[BEGIN DATA SECTION]

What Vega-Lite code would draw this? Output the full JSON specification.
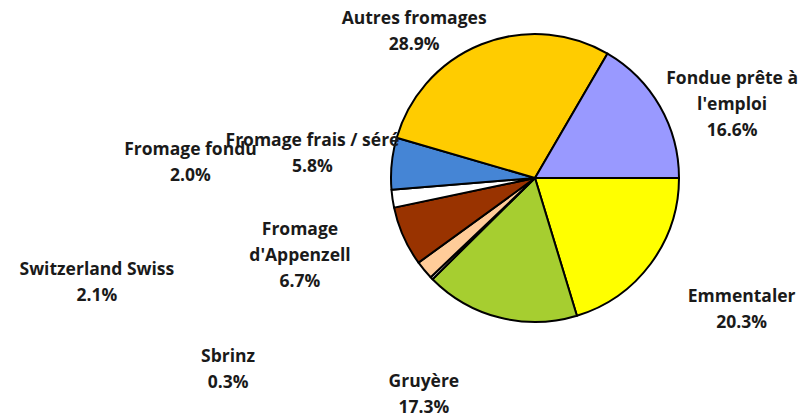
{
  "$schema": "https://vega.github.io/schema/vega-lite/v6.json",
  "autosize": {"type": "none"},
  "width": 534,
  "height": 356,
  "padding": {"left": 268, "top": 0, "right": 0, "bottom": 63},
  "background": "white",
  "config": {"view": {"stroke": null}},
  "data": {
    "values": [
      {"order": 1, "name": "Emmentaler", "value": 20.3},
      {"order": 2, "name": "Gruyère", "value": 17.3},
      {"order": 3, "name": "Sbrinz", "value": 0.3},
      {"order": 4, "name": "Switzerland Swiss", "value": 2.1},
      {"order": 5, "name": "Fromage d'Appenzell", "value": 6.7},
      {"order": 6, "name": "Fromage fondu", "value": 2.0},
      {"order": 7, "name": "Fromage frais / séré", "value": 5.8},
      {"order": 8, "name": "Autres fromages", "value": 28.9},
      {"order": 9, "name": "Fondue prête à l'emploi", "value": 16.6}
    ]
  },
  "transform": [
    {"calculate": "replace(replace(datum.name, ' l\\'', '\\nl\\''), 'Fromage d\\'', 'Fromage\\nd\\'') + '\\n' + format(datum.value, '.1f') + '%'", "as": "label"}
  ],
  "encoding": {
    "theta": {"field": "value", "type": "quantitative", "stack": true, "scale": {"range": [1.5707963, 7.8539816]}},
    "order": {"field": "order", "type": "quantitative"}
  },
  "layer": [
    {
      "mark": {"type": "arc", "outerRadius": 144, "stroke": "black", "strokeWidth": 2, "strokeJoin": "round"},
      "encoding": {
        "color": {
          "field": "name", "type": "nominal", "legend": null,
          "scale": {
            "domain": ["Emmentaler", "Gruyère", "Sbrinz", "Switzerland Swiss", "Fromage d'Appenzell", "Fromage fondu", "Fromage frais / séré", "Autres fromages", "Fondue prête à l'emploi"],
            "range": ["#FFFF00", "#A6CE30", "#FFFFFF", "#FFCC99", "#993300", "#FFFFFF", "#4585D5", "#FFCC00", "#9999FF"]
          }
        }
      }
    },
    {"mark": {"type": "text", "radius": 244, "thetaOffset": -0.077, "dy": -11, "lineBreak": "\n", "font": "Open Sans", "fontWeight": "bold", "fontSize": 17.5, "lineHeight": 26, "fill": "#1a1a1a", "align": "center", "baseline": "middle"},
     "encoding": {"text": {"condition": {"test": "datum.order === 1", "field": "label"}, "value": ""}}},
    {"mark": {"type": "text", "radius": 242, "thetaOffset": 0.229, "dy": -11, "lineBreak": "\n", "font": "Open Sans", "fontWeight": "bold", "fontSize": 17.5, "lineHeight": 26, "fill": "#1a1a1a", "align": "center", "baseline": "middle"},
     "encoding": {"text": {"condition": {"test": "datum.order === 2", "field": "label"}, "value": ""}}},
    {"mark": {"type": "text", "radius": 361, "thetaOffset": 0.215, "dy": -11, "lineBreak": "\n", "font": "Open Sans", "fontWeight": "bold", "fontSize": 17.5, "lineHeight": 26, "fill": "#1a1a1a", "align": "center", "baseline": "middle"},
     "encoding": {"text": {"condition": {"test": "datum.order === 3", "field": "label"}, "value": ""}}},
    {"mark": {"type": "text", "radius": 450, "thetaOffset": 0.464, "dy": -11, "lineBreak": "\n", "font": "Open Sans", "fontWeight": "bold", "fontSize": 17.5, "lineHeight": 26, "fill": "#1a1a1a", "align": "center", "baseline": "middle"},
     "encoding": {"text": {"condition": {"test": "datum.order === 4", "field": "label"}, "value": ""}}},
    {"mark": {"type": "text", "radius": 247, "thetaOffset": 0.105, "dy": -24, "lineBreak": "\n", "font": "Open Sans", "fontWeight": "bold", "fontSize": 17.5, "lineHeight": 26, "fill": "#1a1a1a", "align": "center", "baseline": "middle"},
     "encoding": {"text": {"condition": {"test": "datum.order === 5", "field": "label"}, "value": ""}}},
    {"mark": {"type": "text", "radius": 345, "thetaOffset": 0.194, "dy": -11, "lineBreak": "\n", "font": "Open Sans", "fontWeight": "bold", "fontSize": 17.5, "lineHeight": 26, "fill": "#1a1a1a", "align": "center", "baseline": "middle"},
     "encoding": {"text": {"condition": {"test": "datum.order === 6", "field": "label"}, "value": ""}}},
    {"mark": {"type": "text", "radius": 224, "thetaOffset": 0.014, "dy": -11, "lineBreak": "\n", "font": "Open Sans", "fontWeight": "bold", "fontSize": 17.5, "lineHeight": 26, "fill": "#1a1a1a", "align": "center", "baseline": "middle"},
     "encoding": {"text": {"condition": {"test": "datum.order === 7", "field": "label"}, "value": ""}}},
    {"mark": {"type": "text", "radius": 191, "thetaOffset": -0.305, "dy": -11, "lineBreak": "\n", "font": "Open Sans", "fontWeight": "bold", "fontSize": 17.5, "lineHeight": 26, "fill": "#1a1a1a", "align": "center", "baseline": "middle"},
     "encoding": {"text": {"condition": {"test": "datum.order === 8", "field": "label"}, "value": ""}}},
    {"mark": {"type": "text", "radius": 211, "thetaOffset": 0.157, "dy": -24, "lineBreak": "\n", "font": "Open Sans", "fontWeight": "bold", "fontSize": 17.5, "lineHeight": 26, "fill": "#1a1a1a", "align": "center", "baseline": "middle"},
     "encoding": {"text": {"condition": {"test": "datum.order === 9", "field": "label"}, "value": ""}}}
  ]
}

[END DATA SECTION]

WRITTEN TASK:
Exclude the pictures. Write out the remaining data exactly.

OUTPUT OF THE TASK:
What Vega-Lite code would draw this? Output the full JSON specification.
{
  "$schema": "https://vega.github.io/schema/vega-lite/v6.json",
  "autosize": {"type": "none"},
  "width": 534,
  "height": 356,
  "padding": {"left": 268, "top": 0, "right": 0, "bottom": 63},
  "background": "white",
  "config": {"view": {"stroke": null}},
  "data": {
    "values": [
      {"order": 1, "name": "Emmentaler", "value": 20.3},
      {"order": 2, "name": "Gruyère", "value": 17.3},
      {"order": 3, "name": "Sbrinz", "value": 0.3},
      {"order": 4, "name": "Switzerland Swiss", "value": 2.1},
      {"order": 5, "name": "Fromage d'Appenzell", "value": 6.7},
      {"order": 6, "name": "Fromage fondu", "value": 2.0},
      {"order": 7, "name": "Fromage frais / séré", "value": 5.8},
      {"order": 8, "name": "Autres fromages", "value": 28.9},
      {"order": 9, "name": "Fondue prête à l'emploi", "value": 16.6}
    ]
  },
  "transform": [
    {"calculate": "replace(replace(datum.name, ' l\\'', '\\nl\\''), 'Fromage d\\'', 'Fromage\\nd\\'') + '\\n' + format(datum.value, '.1f') + '%'", "as": "label"}
  ],
  "encoding": {
    "theta": {"field": "value", "type": "quantitative", "stack": true, "scale": {"range": [1.5707963, 7.8539816]}},
    "order": {"field": "order", "type": "quantitative"}
  },
  "layer": [
    {
      "mark": {"type": "arc", "outerRadius": 144, "stroke": "black", "strokeWidth": 2, "strokeJoin": "round"},
      "encoding": {
        "color": {
          "field": "name", "type": "nominal", "legend": null,
          "scale": {
            "domain": ["Emmentaler", "Gruyère", "Sbrinz", "Switzerland Swiss", "Fromage d'Appenzell", "Fromage fondu", "Fromage frais / séré", "Autres fromages", "Fondue prête à l'emploi"],
            "range": ["#FFFF00", "#A6CE30", "#FFFFFF", "#FFCC99", "#993300", "#FFFFFF", "#4585D5", "#FFCC00", "#9999FF"]
          }
        }
      }
    },
    {"mark": {"type": "text", "radius": 244, "thetaOffset": -0.077, "dy": -11, "lineBreak": "\n", "font": "Open Sans", "fontWeight": "bold", "fontSize": 17.5, "lineHeight": 26, "fill": "#1a1a1a", "align": "center", "baseline": "middle"},
     "encoding": {"text": {"condition": {"test": "datum.order === 1", "field": "label"}, "value": ""}}},
    {"mark": {"type": "text", "radius": 242, "thetaOffset": 0.229, "dy": -11, "lineBreak": "\n", "font": "Open Sans", "fontWeight": "bold", "fontSize": 17.5, "lineHeight": 26, "fill": "#1a1a1a", "align": "center", "baseline": "middle"},
     "encoding": {"text": {"condition": {"test": "datum.order === 2", "field": "label"}, "value": ""}}},
    {"mark": {"type": "text", "radius": 361, "thetaOffset": 0.215, "dy": -11, "lineBreak": "\n", "font": "Open Sans", "fontWeight": "bold", "fontSize": 17.5, "lineHeight": 26, "fill": "#1a1a1a", "align": "center", "baseline": "middle"},
     "encoding": {"text": {"condition": {"test": "datum.order === 3", "field": "label"}, "value": ""}}},
    {"mark": {"type": "text", "radius": 450, "thetaOffset": 0.464, "dy": -11, "lineBreak": "\n", "font": "Open Sans", "fontWeight": "bold", "fontSize": 17.5, "lineHeight": 26, "fill": "#1a1a1a", "align": "center", "baseline": "middle"},
     "encoding": {"text": {"condition": {"test": "datum.order === 4", "field": "label"}, "value": ""}}},
    {"mark": {"type": "text", "radius": 247, "thetaOffset": 0.105, "dy": -24, "lineBreak": "\n", "font": "Open Sans", "fontWeight": "bold", "fontSize": 17.5, "lineHeight": 26, "fill": "#1a1a1a", "align": "center", "baseline": "middle"},
     "encoding": {"text": {"condition": {"test": "datum.order === 5", "field": "label"}, "value": ""}}},
    {"mark": {"type": "text", "radius": 345, "thetaOffset": 0.194, "dy": -11, "lineBreak": "\n", "font": "Open Sans", "fontWeight": "bold", "fontSize": 17.5, "lineHeight": 26, "fill": "#1a1a1a", "align": "center", "baseline": "middle"},
     "encoding": {"text": {"condition": {"test": "datum.order === 6", "field": "label"}, "value": ""}}},
    {"mark": {"type": "text", "radius": 224, "thetaOffset": 0.014, "dy": -11, "lineBreak": "\n", "font": "Open Sans", "fontWeight": "bold", "fontSize": 17.5, "lineHeight": 26, "fill": "#1a1a1a", "align": "center", "baseline": "middle"},
     "encoding": {"text": {"condition": {"test": "datum.order === 7", "field": "label"}, "value": ""}}},
    {"mark": {"type": "text", "radius": 191, "thetaOffset": -0.305, "dy": -11, "lineBreak": "\n", "font": "Open Sans", "fontWeight": "bold", "fontSize": 17.5, "lineHeight": 26, "fill": "#1a1a1a", "align": "center", "baseline": "middle"},
     "encoding": {"text": {"condition": {"test": "datum.order === 8", "field": "label"}, "value": ""}}},
    {"mark": {"type": "text", "radius": 211, "thetaOffset": 0.157, "dy": -24, "lineBreak": "\n", "font": "Open Sans", "fontWeight": "bold", "fontSize": 17.5, "lineHeight": 26, "fill": "#1a1a1a", "align": "center", "baseline": "middle"},
     "encoding": {"text": {"condition": {"test": "datum.order === 9", "field": "label"}, "value": ""}}}
  ]
}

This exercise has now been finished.